2: rooting, under nut bearing trees, farm land, or just in general, it can be small just top layer moved around or 3 feet deep and 15 wide depending on size of hog or how many
Here is a site with picture to help me make my point
google razorbackoutfitter hunting 101


P.S. if anyone has a hog problem i would be more than happy to help take care of it, or if anyone has question i will do my best to answer them


----------



## malainse (Sep 2, 2002)

Hoghunter, Welcome to Michigan-Sportsman.


----------



## toto (Feb 16, 2000)

I am curious, has anyone estimated the amount of hogs in Michigan? Or don't they really have an idea at this point. I haven't lived in Michigan for almost 6 years now, but I don't remember hearing of them when I did. It seems like a fairly new phenomenon, am I right on that?


----------



## Get Out (Dec 29, 2010)

I have never seen a hog... nor I have ever bumped into anyone who has seen them. If they are such a problem how come we aren't seeing them. Maybe the problem is just around the corner but I haven't seen it yet


----------



## toto (Feb 16, 2000)

I know they breed like crazy, don 't know the stats, but I know they have offspring like rabbits. Therefore, you'll probably have a big problem soon enough.


----------



## Lumberman (Sep 27, 2010)

Never seen one are talked someone that seen one. Have never really even a trail pick of one. In fact I know more people that swear they seen cougars then hogs.


----------



## Walleye Dog (Feb 6, 2001)

I used to doubt there was ever a problem too. I have killed 9 of them on our 40 acres since September.

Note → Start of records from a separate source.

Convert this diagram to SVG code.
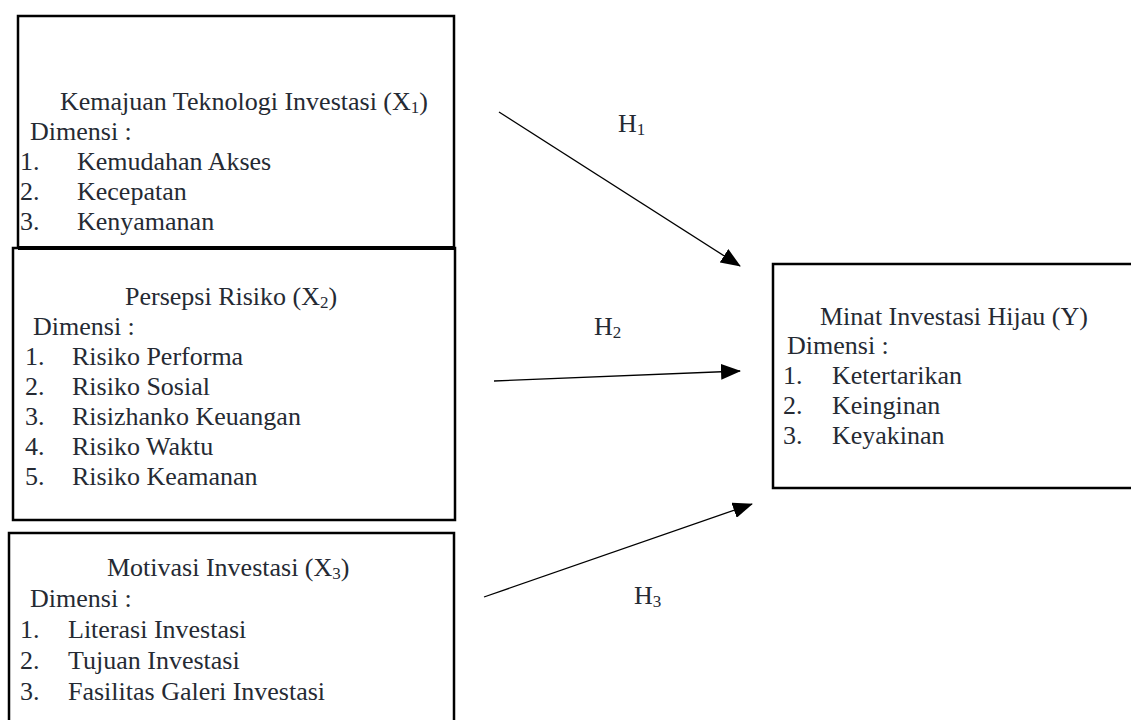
<svg xmlns="http://www.w3.org/2000/svg" width="1131" height="720" viewBox="0 0 1131 720">
<defs>
<marker id="ah" markerWidth="20" markerHeight="16" refX="19" refY="8" orient="auto" markerUnits="userSpaceOnUse">
<path d="M0,0 L20,8 L0,16 Z" fill="#000"/>
</marker>
<style>
.box{fill:#fff;stroke:#000;stroke-width:2.5}
.t{font-family:"Liberation Serif","Times New Roman",serif;font-size:26px;fill:#252a33}
.sub{font-size:17px}
.con{stroke:#000;stroke-width:1.3;fill:none;marker-end:url(#ah)}
</style>
</defs>
<rect width="1131" height="720" fill="#fff"/>
<g id="x1">
<rect class="box" x="18" y="16" width="436" height="232"/>
<text class="t" x="60" y="110">Kemajuan Teknologi Investasi (X<tspan class="sub" dy="3">1</tspan><tspan dy="-3">)</tspan></text>
<text class="t" x="30" y="140">Dimensi :</text>
<text class="t" x="20" y="170">1.</text><text class="t" x="77" y="170">Kemudahan Akses</text>
<text class="t" x="20" y="200">2.</text><text class="t" x="77" y="200">Kecepatan</text>
<text class="t" x="20" y="230">3.</text><text class="t" x="77" y="230">Kenyamanan</text>
</g>
<g id="x2">
<rect class="box" x="13" y="248" width="442" height="272"/>
<line x1="18" y1="248" x2="454" y2="248" stroke="#000" stroke-width="4"/>
<text class="t" x="125" y="305">Persepsi Risiko (X<tspan class="sub" dy="3">2</tspan><tspan dy="-3">)</tspan></text>
<text class="t" x="33" y="335">Dimensi :</text>
<text class="t" x="25" y="365">1.</text><text class="t" x="72" y="365">Risiko Performa</text>
<text class="t" x="25" y="395">2.</text><text class="t" x="72" y="395">Risiko Sosial</text>
<text class="t" x="25" y="425">3.</text><text class="t" x="72" y="425">Risizhanko Keuangan</text>
<text class="t" x="25" y="455">4.</text><text class="t" x="72" y="455">Risiko Waktu</text>
<text class="t" x="25" y="485">5.</text><text class="t" x="72" y="485">Risiko Keamanan</text>
</g>
<g id="x3">
<rect class="box" x="9" y="533" width="445" height="200"/>
<text class="t" x="107" y="576">Motivasi Investasi (X<tspan class="sub" dy="3">3</tspan><tspan dy="-3">)</tspan></text>
<text class="t" x="30" y="607">Dimensi :</text>
<text class="t" x="20" y="638">1.</text><text class="t" x="68" y="638">Literasi Investasi</text>
<text class="t" x="20" y="669">2.</text><text class="t" x="68" y="669">Tujuan Investasi</text>
<text class="t" x="20" y="700">3.</text><text class="t" x="68" y="700">Fasilitas Galeri Investasi</text>
</g>
<g id="y">
<rect class="box" x="773" y="264" width="370" height="224"/>
<text class="t" x="820" y="325">Minat Investasi Hijau (Y)</text>
<text class="t" x="787" y="354">Dimensi :</text>
<text class="t" x="783" y="384">1.</text><text class="t" x="832" y="384">Ketertarikan</text>
<text class="t" x="783" y="414">2.</text><text class="t" x="832" y="414">Keinginan</text>
<text class="t" x="783" y="444">3.</text><text class="t" x="832" y="444">Keyakinan</text>
</g>
<g id="connectors">
<line class="con" x1="499" y1="112" x2="740" y2="266"/>
<line class="con" x1="494" y1="381" x2="740" y2="371"/>
<line class="con" x1="484" y1="597" x2="752" y2="504"/>
<text class="t" x="618" y="132">H<tspan class="sub" dy="3">1</tspan></text>
<text class="t" x="594" y="335">H<tspan class="sub" dy="3">2</tspan></text>
<text class="t" x="634" y="604">H<tspan class="sub" dy="3">3</tspan></text>
</g>
</svg>
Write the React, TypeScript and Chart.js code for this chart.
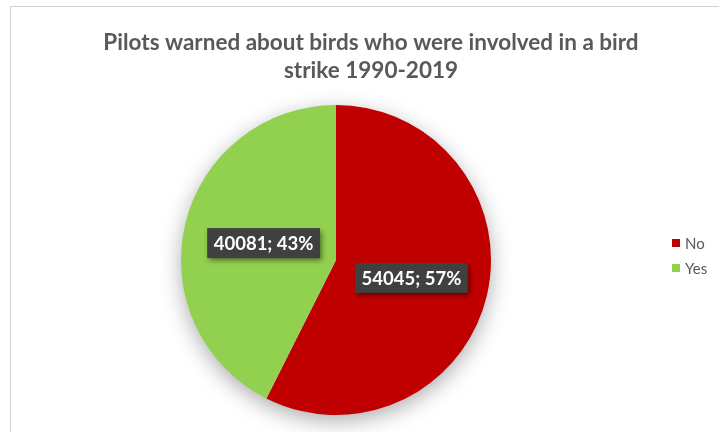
import React, { useEffect, useRef } from "react";
import { Chart, registerables } from "chart.js";

Chart.register(...registerables);

const categories = ["No", "Yes"];
const values = [54045, 40081];
const colors = ["#C00000", "#92D050"];
const titleLines = ["Pilots warned about birds who were involved in a bird", "strike 1990-2019"];

const FONT = "Lato, 'Open Sans', 'Liberation Sans', sans-serif";

const framePlugin = {
  id: "frame",
  beforeDraw(chart: any) {
    const ctx = chart.ctx;
    ctx.save();
    ctx.fillStyle = "#ffffff";
    ctx.fillRect(0, 0, chart.width, chart.height);
    ctx.strokeStyle = "#d0d0d0";
    ctx.lineWidth = 1;
    ctx.beginPath();
    ctx.moveTo(10.5, chart.height + 5);
    ctx.lineTo(10.5, 6.5);
    ctx.lineTo(chart.width + 5, 6.5);
    ctx.stroke();
    // title
    ctx.fillStyle = "#595959";
    ctx.font = `bold 22.5px ${FONT}`;
    ctx.textAlign = "center";
    ctx.textBaseline = "middle";
    titleLines.forEach((t, i) => ctx.fillText(t, 371, 43 + i * 28));
    // legend
    ctx.font = `15px ${FONT}`;
    ctx.textAlign = "left";
    categories.forEach((c, i) => {
      const y = 243 + i * 25;
      ctx.fillStyle = colors[i];
      ctx.fillRect(672, y - 4, 8, 8);
      ctx.fillStyle = "#595959";
      ctx.fillText(c, 685, y + 1);
    });
    ctx.restore();
  },
  beforeDatasetsDraw(chart: any) {
    const meta = chart.getDatasetMeta(0);
    const arc = meta.data[0];
    if (!arc) return;
    const ctx = chart.ctx;
    ctx.save();
    ctx.shadowColor = "rgba(0,0,0,0.35)";
    ctx.shadowBlur = 22;
    ctx.shadowOffsetX = 0;
    ctx.shadowOffsetY = 6;
    ctx.fillStyle = "#ffffff";
    ctx.beginPath();
    ctx.arc(arc.x, arc.y, arc.outerRadius - 1, 0, Math.PI * 2);
    ctx.fill();
    ctx.restore();
  },
  afterDatasetsDraw(chart: any) {
    const meta = chart.getDatasetMeta(0);
    const ds = chart.data.datasets[0].data as number[];
    const total = ds.reduce((a, b) => a + b, 0);
    const ctx = chart.ctx;
    ctx.save();
    ctx.font = `bold 18.5px ${FONT}`;
    ctx.textAlign = "center";
    ctx.textBaseline = "middle";
    meta.data.forEach((el: any, i: number) => {
      const mid = (el.startAngle + el.endAngle) / 2;
      const r = el.outerRadius * 0.5;
      const x = el.x + Math.cos(mid) * r + (i === 1 ? 3 : 0);
      const y = el.y + Math.sin(mid) * r + (i === 0 ? 0 : 1);
      const label = `${ds[i]}; ${Math.round((ds[i] / total) * 100)}%`;
      const w = ctx.measureText(label).width + 13;
      const h = 30;
      ctx.save();
      ctx.shadowColor = "rgba(0,0,0,0.45)";
      ctx.shadowBlur = 5;
      ctx.shadowOffsetX = 2;
      ctx.shadowOffsetY = 3;
      ctx.fillStyle = "#404040";
      ctx.fillRect(x - w / 2, y - h / 2, w, h);
      ctx.restore();
      ctx.fillStyle = "#ffffff";
      ctx.fillText(label, x, y + 1);
    });
    ctx.restore();
  },
};

export default function App() {
  const ref = useRef<HTMLCanvasElement>(null);
  useEffect(() => {
    document.body.style.margin = "0";
    const chart = new Chart(ref.current!, {
      type: "pie",
      data: {
        labels: categories,
        datasets: [
          {
            data: values,
            backgroundColor: colors,
            borderWidth: 0,
          },
        ],
      },
      options: {
        responsive: false,
        animation: false,
        events: [],
        layout: { padding: { left: 181, top: 105, right: 228, bottom: 17 } },
        plugins: {
          legend: { display: false },
          title: { display: false },
          tooltip: { enabled: false },
        },
      },
      plugins: [framePlugin],
    });
    return () => chart.destroy();
  }, []);
  return (
    <div style={{ width: 719, height: 432 }}>
      <canvas ref={ref} width={719} height={432} style={{ display: "block" }} />
    </div>
  );
}
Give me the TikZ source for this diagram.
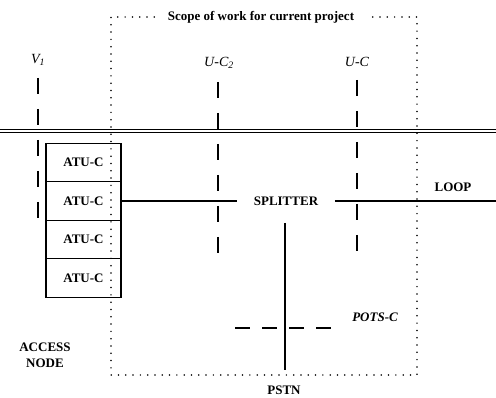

There is a problem, believe me. It may be very localized for now, and thats the way we should all want to keep it. If everyone was seeing pigs and you saw roadkills, it would already be too late for eradication much less population control.


----------



## Get Out (Dec 29, 2010)

don't get me wrong I am not sticking my head in the sand... I have just stopped jumping every time the DNR says we have a problem of apoclyptic proportions (ie. chronic wasting). They seem soooo worried about how the pigs hurt other game populations... but they don't seem to care about the hammering the deer are taking from the wolf population here in the frozen north.


----------



## Maxx1 (Jan 25, 2011)

A few years back I was at a place enjoying some adult beverages when I met a guy who shot a large one in the Crump area. It was even on the local news.
At that time there were quite a few sitings in that area.
There are quite a few hunters around here so I don't think one would live very long here.


----------



## hoghunter84 (Mar 8, 2011)

seeing hogs is not always easy, like i said look for the signs, with summer comming your best bet is the wallows on hot days, pigs have no sweat glands so this is how they cool down, or if you want use a post hole digger make a hole and fill it with corn, or a post covered in a bit of carpet with some old motor oil on the carpet they love to rub on it

dan


----------



## Steve (Jan 15, 2000)

Welcome to the site.


----------



## SR-Mechead (Jan 25, 2004)

I have seen them bird hunting and I have seen one after it was shot. The ones I saw were about 40 lb alive an the dead one was about 60lbs.
Bob


----------



## fishindude644 (Jan 3, 2001)

The only good one is a dead one !


----------



## captjimtc (Aug 10, 2005)

In a strange way I kind of welcome them at this point. It gives us something else to hunt. I haven't seen hide or hair of them either. It would give me an excuse to buy an new AR anyway.


----------



## cabledad (Dec 8, 2010)

I got the answer buy that ar and come to Texas we got plenty of hogs.Chuck


----------



## SR-Mechead (Jan 25, 2004)

captjimtc said:


> In a strange way I kind of welcome them at this point. It gives us something else to hunt. I haven't seen hide or hair of them either. It would give me an excuse to buy an new AR anyway.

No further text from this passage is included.